DATA FOR THE TASK »
>>>

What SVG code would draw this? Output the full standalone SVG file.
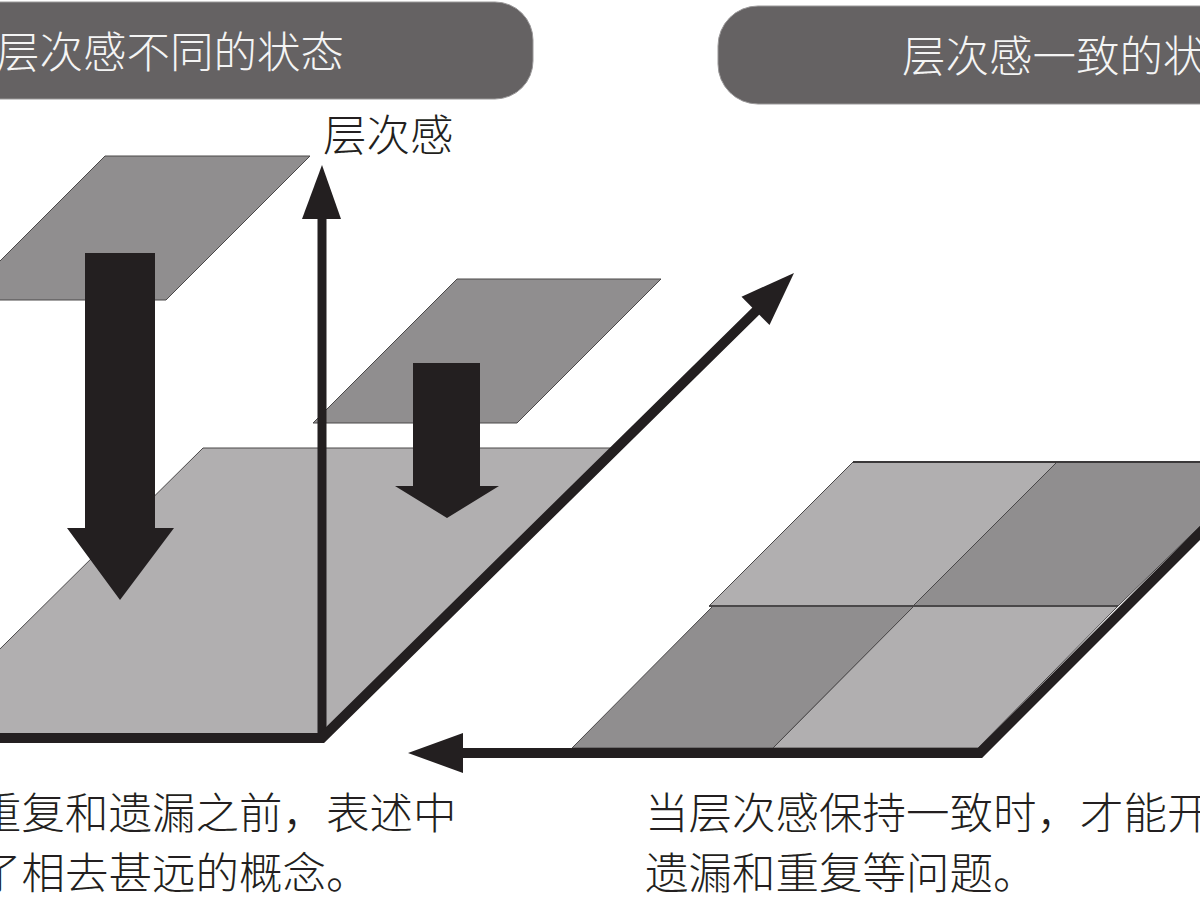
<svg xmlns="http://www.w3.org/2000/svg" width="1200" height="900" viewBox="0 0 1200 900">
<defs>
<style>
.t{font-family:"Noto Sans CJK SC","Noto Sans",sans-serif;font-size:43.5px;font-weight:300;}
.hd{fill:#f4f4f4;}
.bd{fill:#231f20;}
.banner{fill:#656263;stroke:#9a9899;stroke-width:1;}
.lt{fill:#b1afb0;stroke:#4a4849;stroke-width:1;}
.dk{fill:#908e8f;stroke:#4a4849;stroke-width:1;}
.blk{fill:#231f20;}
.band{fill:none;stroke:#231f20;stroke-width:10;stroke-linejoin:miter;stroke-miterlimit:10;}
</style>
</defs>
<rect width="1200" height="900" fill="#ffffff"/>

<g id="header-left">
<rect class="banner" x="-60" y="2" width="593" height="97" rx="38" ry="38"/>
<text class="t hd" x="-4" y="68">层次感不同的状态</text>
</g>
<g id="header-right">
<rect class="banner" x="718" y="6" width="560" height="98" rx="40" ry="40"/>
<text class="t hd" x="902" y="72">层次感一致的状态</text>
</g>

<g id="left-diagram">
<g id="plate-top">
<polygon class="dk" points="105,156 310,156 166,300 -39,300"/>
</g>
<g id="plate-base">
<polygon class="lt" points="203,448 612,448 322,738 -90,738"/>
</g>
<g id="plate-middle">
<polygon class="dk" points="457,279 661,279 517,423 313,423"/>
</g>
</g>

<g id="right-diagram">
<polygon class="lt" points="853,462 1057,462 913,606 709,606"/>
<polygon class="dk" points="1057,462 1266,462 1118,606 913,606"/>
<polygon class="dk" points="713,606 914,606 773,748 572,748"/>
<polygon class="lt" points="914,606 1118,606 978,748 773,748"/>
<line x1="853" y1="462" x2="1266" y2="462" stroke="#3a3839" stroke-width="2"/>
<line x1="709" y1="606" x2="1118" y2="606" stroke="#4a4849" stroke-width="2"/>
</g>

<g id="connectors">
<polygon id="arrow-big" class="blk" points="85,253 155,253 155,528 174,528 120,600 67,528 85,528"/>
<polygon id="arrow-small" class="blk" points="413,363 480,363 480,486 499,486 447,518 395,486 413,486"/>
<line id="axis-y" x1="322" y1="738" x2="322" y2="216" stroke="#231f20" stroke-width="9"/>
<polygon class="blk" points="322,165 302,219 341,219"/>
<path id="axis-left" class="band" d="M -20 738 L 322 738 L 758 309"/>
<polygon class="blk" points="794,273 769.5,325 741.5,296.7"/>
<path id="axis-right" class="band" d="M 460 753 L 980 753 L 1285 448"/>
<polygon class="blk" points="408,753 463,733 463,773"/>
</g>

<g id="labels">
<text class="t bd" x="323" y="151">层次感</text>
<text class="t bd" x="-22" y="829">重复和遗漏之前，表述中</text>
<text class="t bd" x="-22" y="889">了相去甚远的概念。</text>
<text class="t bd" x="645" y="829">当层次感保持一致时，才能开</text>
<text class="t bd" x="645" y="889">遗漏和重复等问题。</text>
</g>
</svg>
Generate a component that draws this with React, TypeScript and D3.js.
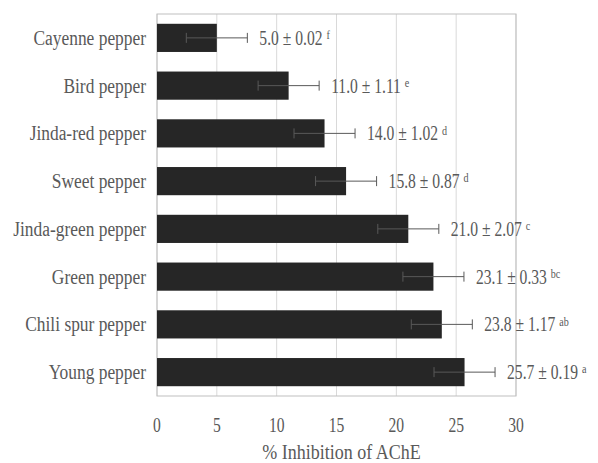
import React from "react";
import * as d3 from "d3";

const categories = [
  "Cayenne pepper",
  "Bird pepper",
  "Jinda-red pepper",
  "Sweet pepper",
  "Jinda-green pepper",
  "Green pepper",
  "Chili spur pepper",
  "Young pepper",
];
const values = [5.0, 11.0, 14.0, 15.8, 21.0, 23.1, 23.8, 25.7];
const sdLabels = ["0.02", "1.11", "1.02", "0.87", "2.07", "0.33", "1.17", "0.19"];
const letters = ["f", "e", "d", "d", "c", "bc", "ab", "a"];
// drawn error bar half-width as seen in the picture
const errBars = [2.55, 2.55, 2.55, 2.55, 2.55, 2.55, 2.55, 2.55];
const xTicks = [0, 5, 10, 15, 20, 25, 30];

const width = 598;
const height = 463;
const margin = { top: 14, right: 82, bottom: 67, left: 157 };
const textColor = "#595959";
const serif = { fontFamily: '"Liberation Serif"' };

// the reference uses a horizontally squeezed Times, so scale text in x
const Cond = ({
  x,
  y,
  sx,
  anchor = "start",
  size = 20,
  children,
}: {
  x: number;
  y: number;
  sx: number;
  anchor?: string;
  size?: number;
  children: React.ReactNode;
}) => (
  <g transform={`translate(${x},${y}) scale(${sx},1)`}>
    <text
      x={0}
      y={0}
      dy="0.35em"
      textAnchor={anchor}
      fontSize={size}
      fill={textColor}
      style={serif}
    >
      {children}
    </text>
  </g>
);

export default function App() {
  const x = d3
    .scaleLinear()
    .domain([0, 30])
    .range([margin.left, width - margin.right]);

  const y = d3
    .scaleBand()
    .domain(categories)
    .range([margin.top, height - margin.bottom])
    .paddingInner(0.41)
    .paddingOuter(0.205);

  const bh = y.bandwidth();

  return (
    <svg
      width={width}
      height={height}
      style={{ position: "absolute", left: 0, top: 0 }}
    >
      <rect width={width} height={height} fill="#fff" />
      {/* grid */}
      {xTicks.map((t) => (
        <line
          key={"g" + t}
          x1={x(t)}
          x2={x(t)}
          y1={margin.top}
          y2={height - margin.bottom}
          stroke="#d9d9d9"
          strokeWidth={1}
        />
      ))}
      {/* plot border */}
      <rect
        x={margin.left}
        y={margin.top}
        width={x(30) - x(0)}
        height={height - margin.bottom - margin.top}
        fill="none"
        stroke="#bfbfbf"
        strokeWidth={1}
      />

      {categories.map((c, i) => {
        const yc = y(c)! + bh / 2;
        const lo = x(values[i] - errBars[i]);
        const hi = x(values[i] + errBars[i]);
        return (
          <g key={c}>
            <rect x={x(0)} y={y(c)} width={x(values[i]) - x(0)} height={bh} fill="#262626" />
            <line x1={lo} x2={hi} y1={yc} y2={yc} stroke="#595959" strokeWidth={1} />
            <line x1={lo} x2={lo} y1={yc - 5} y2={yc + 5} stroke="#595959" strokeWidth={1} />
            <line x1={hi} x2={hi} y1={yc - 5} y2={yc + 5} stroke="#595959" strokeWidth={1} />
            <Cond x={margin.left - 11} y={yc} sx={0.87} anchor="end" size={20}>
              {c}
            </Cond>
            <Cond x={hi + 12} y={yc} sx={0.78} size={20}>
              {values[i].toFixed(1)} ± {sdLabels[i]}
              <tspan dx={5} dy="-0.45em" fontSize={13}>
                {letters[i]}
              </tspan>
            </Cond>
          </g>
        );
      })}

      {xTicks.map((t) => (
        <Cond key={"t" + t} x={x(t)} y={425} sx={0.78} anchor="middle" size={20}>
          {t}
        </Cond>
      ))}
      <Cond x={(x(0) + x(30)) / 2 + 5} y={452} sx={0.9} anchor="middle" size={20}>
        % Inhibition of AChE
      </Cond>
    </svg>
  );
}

<<<

Search the data above for the word "this", then gather each line in which it appears.

REPLY TO THE TASK »
What SVG code would draw this? Output the full standalone SVG file.
Generate a component that draws this with React, TypeScript and D3.js.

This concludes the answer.